§ Record list

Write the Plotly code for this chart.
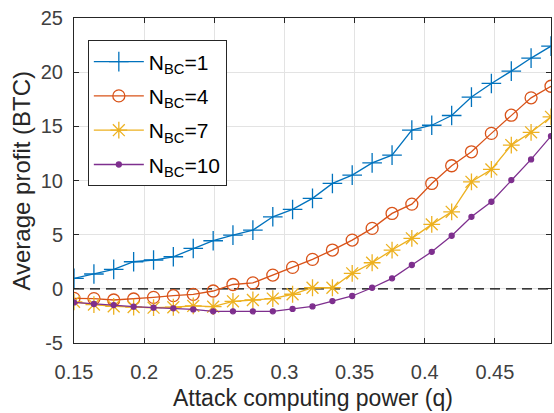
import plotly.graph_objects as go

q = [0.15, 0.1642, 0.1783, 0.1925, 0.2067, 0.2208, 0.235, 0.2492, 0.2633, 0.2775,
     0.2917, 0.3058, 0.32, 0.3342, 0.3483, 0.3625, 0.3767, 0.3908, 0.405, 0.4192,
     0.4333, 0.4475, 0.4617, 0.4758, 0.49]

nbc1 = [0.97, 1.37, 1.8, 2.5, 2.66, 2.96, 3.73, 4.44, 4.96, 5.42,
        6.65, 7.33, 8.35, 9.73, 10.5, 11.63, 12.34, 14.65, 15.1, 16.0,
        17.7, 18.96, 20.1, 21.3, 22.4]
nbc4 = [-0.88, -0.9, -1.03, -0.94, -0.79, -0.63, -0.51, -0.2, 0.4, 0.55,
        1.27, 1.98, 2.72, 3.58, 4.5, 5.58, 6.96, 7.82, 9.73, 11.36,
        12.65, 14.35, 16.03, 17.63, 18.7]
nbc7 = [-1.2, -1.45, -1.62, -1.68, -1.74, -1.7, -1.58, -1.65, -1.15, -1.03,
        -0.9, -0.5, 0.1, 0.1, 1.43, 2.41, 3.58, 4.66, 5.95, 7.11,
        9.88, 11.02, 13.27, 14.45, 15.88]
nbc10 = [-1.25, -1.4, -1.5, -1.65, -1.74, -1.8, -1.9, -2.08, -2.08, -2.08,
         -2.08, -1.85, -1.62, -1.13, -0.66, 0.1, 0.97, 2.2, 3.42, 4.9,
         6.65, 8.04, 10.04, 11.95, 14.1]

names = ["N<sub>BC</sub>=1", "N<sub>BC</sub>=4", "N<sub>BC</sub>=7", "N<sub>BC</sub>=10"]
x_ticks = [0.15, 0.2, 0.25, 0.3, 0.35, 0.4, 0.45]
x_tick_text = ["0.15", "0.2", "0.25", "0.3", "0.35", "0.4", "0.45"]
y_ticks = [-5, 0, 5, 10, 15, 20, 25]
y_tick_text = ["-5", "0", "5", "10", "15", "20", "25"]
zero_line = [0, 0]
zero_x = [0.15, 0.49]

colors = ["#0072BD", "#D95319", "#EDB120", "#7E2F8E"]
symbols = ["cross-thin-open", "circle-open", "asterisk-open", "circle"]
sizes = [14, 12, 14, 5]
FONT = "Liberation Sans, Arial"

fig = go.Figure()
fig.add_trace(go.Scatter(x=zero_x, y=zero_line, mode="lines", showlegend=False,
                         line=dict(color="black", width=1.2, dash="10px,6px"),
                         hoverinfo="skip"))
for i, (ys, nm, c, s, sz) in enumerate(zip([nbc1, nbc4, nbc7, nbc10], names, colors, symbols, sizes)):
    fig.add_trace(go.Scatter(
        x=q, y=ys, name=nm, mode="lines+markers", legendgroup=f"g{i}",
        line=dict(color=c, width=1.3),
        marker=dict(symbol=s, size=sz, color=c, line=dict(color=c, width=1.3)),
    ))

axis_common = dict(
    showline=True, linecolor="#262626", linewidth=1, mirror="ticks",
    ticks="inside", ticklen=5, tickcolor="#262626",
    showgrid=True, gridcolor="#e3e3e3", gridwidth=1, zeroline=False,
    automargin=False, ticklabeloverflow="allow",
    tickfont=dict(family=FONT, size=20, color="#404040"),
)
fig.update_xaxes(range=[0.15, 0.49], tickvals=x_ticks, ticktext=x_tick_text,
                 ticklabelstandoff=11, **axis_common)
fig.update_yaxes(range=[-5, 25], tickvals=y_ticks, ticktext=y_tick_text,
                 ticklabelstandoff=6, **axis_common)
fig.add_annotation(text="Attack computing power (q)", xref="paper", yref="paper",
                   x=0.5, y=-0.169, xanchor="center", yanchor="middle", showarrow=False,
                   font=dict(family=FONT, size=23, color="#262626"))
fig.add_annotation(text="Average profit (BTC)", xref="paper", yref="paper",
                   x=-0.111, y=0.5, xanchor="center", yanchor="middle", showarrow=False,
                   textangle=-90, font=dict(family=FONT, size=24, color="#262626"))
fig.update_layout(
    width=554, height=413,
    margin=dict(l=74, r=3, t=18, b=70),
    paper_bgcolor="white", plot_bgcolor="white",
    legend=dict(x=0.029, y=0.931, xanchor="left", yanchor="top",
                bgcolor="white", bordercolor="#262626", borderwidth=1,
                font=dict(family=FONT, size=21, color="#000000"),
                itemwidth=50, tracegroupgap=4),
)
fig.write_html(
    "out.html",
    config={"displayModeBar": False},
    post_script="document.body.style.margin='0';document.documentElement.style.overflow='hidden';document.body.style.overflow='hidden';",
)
--
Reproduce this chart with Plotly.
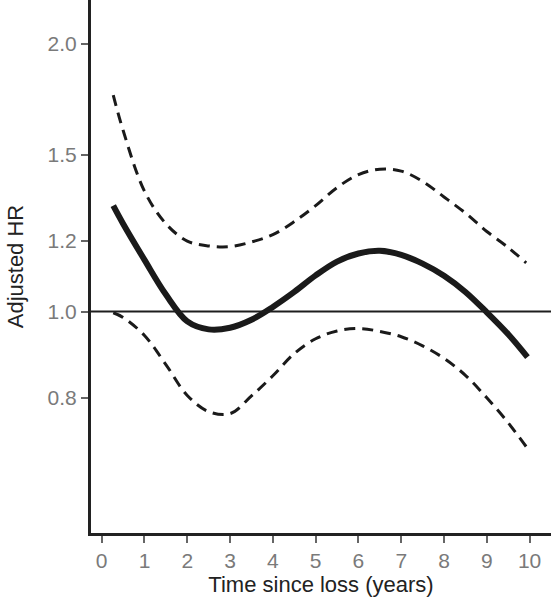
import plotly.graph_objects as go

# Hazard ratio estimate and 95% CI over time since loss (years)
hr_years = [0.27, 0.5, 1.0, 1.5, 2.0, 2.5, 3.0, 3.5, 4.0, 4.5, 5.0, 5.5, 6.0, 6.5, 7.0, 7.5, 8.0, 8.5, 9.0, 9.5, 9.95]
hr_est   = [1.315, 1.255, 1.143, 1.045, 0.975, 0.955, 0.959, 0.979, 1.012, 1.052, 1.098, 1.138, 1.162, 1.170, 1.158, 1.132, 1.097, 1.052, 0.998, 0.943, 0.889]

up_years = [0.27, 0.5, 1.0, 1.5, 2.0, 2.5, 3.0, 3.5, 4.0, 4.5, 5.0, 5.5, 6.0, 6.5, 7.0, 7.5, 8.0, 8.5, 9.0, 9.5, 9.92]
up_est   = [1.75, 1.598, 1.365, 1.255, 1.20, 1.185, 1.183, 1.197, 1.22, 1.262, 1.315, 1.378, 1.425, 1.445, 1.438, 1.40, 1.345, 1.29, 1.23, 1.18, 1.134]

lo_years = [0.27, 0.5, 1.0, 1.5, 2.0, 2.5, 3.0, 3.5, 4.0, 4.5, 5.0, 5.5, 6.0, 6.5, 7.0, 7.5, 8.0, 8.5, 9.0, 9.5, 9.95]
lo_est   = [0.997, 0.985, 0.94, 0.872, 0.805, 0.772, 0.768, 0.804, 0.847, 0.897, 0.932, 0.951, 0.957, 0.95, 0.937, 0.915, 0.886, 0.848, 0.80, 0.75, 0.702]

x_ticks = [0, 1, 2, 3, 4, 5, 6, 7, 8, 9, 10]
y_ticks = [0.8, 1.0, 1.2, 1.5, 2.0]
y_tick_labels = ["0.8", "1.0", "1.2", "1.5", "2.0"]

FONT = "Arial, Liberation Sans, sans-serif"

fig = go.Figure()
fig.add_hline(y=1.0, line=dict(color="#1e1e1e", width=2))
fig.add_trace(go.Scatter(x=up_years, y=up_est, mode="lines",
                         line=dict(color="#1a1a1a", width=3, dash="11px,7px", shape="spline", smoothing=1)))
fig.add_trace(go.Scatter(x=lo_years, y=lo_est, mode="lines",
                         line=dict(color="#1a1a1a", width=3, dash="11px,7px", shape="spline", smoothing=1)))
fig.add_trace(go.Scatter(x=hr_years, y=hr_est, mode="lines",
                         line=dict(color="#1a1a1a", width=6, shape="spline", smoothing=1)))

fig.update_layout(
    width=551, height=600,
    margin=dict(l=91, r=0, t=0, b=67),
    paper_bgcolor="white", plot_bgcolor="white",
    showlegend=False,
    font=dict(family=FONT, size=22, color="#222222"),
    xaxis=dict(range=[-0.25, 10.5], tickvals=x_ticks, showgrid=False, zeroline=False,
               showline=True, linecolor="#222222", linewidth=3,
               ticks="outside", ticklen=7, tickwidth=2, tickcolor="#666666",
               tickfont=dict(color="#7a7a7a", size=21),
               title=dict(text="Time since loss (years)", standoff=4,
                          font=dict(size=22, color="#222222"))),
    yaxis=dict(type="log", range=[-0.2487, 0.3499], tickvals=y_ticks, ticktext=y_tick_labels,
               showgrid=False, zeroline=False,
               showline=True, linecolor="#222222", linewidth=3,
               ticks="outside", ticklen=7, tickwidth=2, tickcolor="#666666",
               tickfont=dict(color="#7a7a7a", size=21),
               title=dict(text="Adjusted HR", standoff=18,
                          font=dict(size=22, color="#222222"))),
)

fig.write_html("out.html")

§ Written task
The lines you need run from the one containing "Write the Plotly code for this chart." down to the one containing "0.4333, 0.4475, 0.4617, 0.4758, 0.49]"; print them exactly, both ends included, and leave out pictures.

§ Solution to this exercise
Write the Plotly code for this chart.
import plotly.graph_objects as go

q = [0.15, 0.1642, 0.1783, 0.1925, 0.2067, 0.2208, 0.235, 0.2492, 0.2633, 0.2775,
     0.2917, 0.3058, 0.32, 0.3342, 0.3483, 0.3625, 0.3767, 0.3908, 0.405, 0.4192,
     0.4333, 0.4475, 0.4617, 0.4758, 0.49]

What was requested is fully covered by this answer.